Submitted to: Computers and Electronics in Agriculture
Publication Type: Peer Reviewed Journal
Publication Acceptance Date: 8/30/2000
Publication Date: N/A
Citation: N/A

Interpretive Summary: In enclosed livestock facilities and greenhouses, a ventilation control system uses a series of discrete stages of ventilation and heating to add air conditioning capacity. Such a staged control system is highly nonlinear, not readily analyzed with classical control techniques, and presents some problems in field operation. For example, in larger facilities, there has been a tendency toward a greater number of stages of ventilation. This means that either a larger deviation from set point is accepted for significant periods of operation, or temperature differentials between stages must be reduced. In the former case, there is a risk of animal suffering from heat stress. In the latter case, there is a limit to how small the differentials can be made without excessive switching of large ventilation loads. This research is conducted to design an intelligent control strategy for agricultural ventilation systems. A fuzzy logic controller was designed to provide an alternative to conventional stage controllers. By suitable selection of input/output linguistic variables and a rule base, a broad range of desired control outcomes was achieved. Intelligent features include user-specified overall control "tightness" analogous to a control range, optional close adherence to set point conditions, and the ability to explicitly set the trade-off between energy costs and interior environment. The design illustrates an original approach, which can be applied to the new generation of environmental control systems. The design examples present in this paper can be useful to the environmental control designers.

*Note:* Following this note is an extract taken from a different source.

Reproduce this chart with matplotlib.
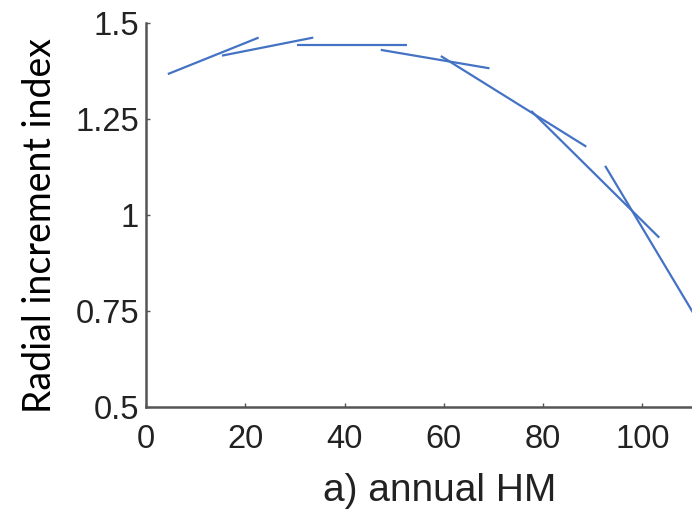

Technical Abstract: Design parameters are identified for fuzzy-based control of staged ventilation systems. A simple non-steady state heat balance is used in conjunction with a building simulation model, and coupled with a model for the control system, to simulate performance. Difficulties with implementation of conventional staged ventilation control, and the proposed fuzzy inference technique, arise because of the discontinuous nature of these highly nonlinear systems. Comparisons between the new fuzzy stage controller and conventional staged control are made. Effects of varying the identified design parameters for the fuzzy stage controller, including different degrees of control precision and energy use, effect of rule base complexity, and the rate of change of house temperature are discussed. The fuzzy logic controller was able to keep the root-mean-square error to 1.0 to 2.7oC, depending on different energy use settings. Results indicate that existing staged ventilation control systems, which utilize microprocessors could realize significantly enhanced control flexibility by a simple software modification to incorporate the fuzzy staged controller method.